Noting that “its implementation would disproportionately harm those saving for retirement,” the Chair and Ranking Member of the U.S. House of Representatives' Financial Services Subcommittee on Capital Markets have expressed concerns about a recent Securities and Exchange Commission proposal that could impact 401(k) plans.
At the direct request of the American Retirement Association, Rep. Ann Wagner (R-MO), Chair of the Financial Services Subcommittee on Capital Markets, and Rep. Brad Sherman (D-CA), Ranking Member of the Financial Services Subcommittee on Capital Markets, sent a letter to Securities and Exchange Commission (SEC) Chair Gary Gensler. It outlines concerns over the SEC’s recent proposal on open-end fund liquidity risk management programs and swing pricing.
In the letter, they said, “It is clear that the SEC has presented this rule without due consideration for its impact on main street investors. The proposal fails to identify a real problem that it claims to solve, and its implementation would disproportionately harm those saving for retirement. Our constituents are deeply concerned about the future of their mutual fund products, and we share their concerns. We urge the SEC to carefully evaluate its next steps and ensure that any new rules are made with the best interests of all investors in mind.”
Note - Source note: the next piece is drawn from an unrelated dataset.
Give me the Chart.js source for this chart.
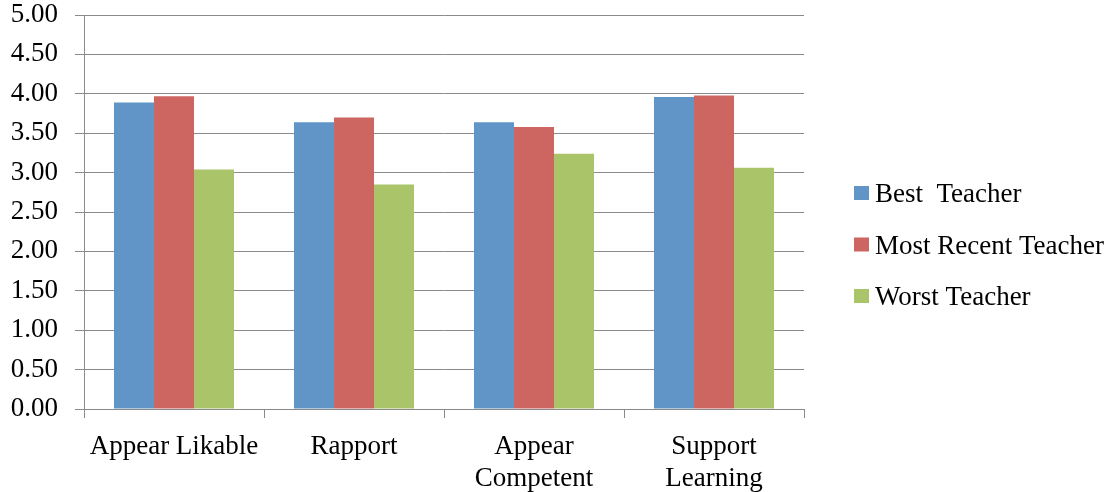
<!DOCTYPE html>
<html>
<head>
<meta charset="utf-8">
<script src="https://cdn.jsdelivr.net/npm/chart.js@4/dist/chart.umd.min.js"></script>
<style>
  html, body { margin: 0; padding: 0; background: #ffffff; }
  #wrap { width: 1120px; height: 492px; position: relative; }
</style>
</head>
<body>
<div id="wrap"><canvas id="chart" width="1120" height="492"></canvas></div>
<script>
// Teacher ratings by dimension
const categories = [
  "Appear Likable",
  "Rapport",
  ["Appear", "Competent"],
  ["Support", "Learning"]
];
const seriesNames = ["Best  Teacher", "Most Recent Teacher", "Worst Teacher"];
const bestTeacher = [3.89, 3.64, 3.64, 3.96];
const mostRecentTeacher = [3.97, 3.70, 3.58, 3.98];
const worstTeacher = [3.04, 2.85, 3.24, 3.06];
const yTicks = [0, 0.5, 1, 1.5, 2, 2.5, 3, 3.5, 4, 4.5, 5];

const colors = ["#6195C8", "#CD6660", "#AAC46A"];
const FONT = "'Liberation Serif', 'Times New Roman', serif";

// Legend drawn on the canvas to the right of the plot
const sideLegend = {
  id: "sideLegend",
  afterDraw(chart) {
    const ctx = chart.ctx;
    ctx.save();
    ctx.font = "27px " + FONT;
    ctx.textBaseline = "middle";
    ctx.textAlign = "left";
    chart.data.datasets.forEach((ds, i) => {
      const cy = 193 + i * 51.5;
      ctx.fillStyle = ds.backgroundColor;
      ctx.fillRect(854, cy - 7, 15, 14);
      ctx.fillStyle = "#000000";
      ctx.fillText(ds.label, 875, cy + 2);
    });
    ctx.restore();
  }
};

new Chart(document.getElementById("chart"), {
  type: "bar",
  data: {
    labels: categories,
    datasets: [
      { label: seriesNames[0], data: bestTeacher, backgroundColor: colors[0] },
      { label: seriesNames[1], data: mostRecentTeacher, backgroundColor: colors[1] },
      { label: seriesNames[2], data: worstTeacher, backgroundColor: colors[2] }
    ]
  },
  options: {
    responsive: false,
    animation: false,
    devicePixelRatio: 1,
    layout: { padding: { top: 0, right: 316, bottom: 0, left: 0 } },
    datasets: {
      bar: { categoryPercentage: 0.667, barPercentage: 1.0, borderWidth: 0 }
    },
    plugins: {
      legend: { display: false },
      tooltip: { enabled: false }
    },
    scales: {
      x: {
        grid: {
          display: true,
          drawOnChartArea: false,
          drawTicks: true,
          tickLength: 9,
          color: "#8a8a8a",
          offset: true
        },
        border: { display: true, color: "#8a8a8a", width: 1 },
        ticks: {
          color: "#000000",
          font: { family: FONT, size: 27, lineHeight: 1.18 },
          padding: 13,
          maxRotation: 0,
          autoSkip: false
        },
        afterFit(scale) { scale.height = 83; }
      },
      y: {
        min: 0,
        max: 5,
        afterBuildTicks(scale) { scale.ticks = yTicks.map(v => ({ value: v })); },
        grid: {
          color: "#8a8a8a",
          lineWidth: 1,
          drawTicks: true,
          tickLength: 9
        },
        border: { display: true, color: "#8a8a8a", width: 1 },
        ticks: {
          color: "#000000",
          font: { family: FONT, size: 27 },
          padding: 17,
          callback: v => Number(v).toFixed(2)
        },
        afterFit(scale) {
          scale.width = 84;
          scale.paddingTop = 15;
          scale.paddingBottom = 0;
        }
      }
    }
  },
  plugins: [sideLegend]
});
</script>
</body>
</html>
“The ARA greatly appreciates the support from these members of the House Financial Services Committee and will be meeting shortly with the SEC Commissioners to express our significant concerns with the proposal directly to them,” American Retirement Association CEO Brian Graff said.
The proposal — unveiled last fall — saw the comment period closed last month. The proposal would require open-end funds to use “swing pricing,” the method to allocate costs from inflows or outflows to the investors engaged in that activity, rather than diluting other shareholders. The proposal would also require a daily 4 p.m. ET “hard close” for relevant funds.
Several retirement plan and financial services advocacy organizations submitted comment letters with concerns, citing cost and logistics they say would ultimately harm plan participants — including the American Retirement Association.
“Investors saving for retirement through 40I(k) plans do not hold their shares directly through a fund's transfer agent,” the letter from Wagner and Sherman noted. “Instead, they must place orders through the plan's designated recordkeeper. Historically, shareholders received that day's price as long as the order was placed with the recordkeeper by 4:00 p.m. ET. This sharply contrasts with the proposed approach where retirement plan recordkeepers will need to cut-off trading for participants several hours earlier (as early as 10:00 a.m. ET or 7:00 a.m. PT), to guarantee current day's price, which is unfair for those in the Pacific time zone.”
It continued “Retirement plan participants will be at a clear disadvantage to shareholders who hold their shares directly with a fund. This is unacceptable and unfair to investors who are simply trying to save and invest their hard-earned money to meet their financial goals.”
Those comments echoed those of the American Retirement Association in its comment letter to the SEC. “The ARA has serious concerns about the Hard Close and its impact on DC Plans and participants,” American Retirement Association CEO Brian Graff and General Counsel Allison Wielobob wrote in its letter to SEC Chair Gary Gensler at the time. Not only would mandating a hard close require a complete overhaul of intermediaries’ systems and processes, vastly increasing costs to participants, “it would create inequities among investors in open-end fund and eventually, increased flows of investor money into less regulated vehicles and potentially, a push for many asset managers to create alternative funds instead,” they added.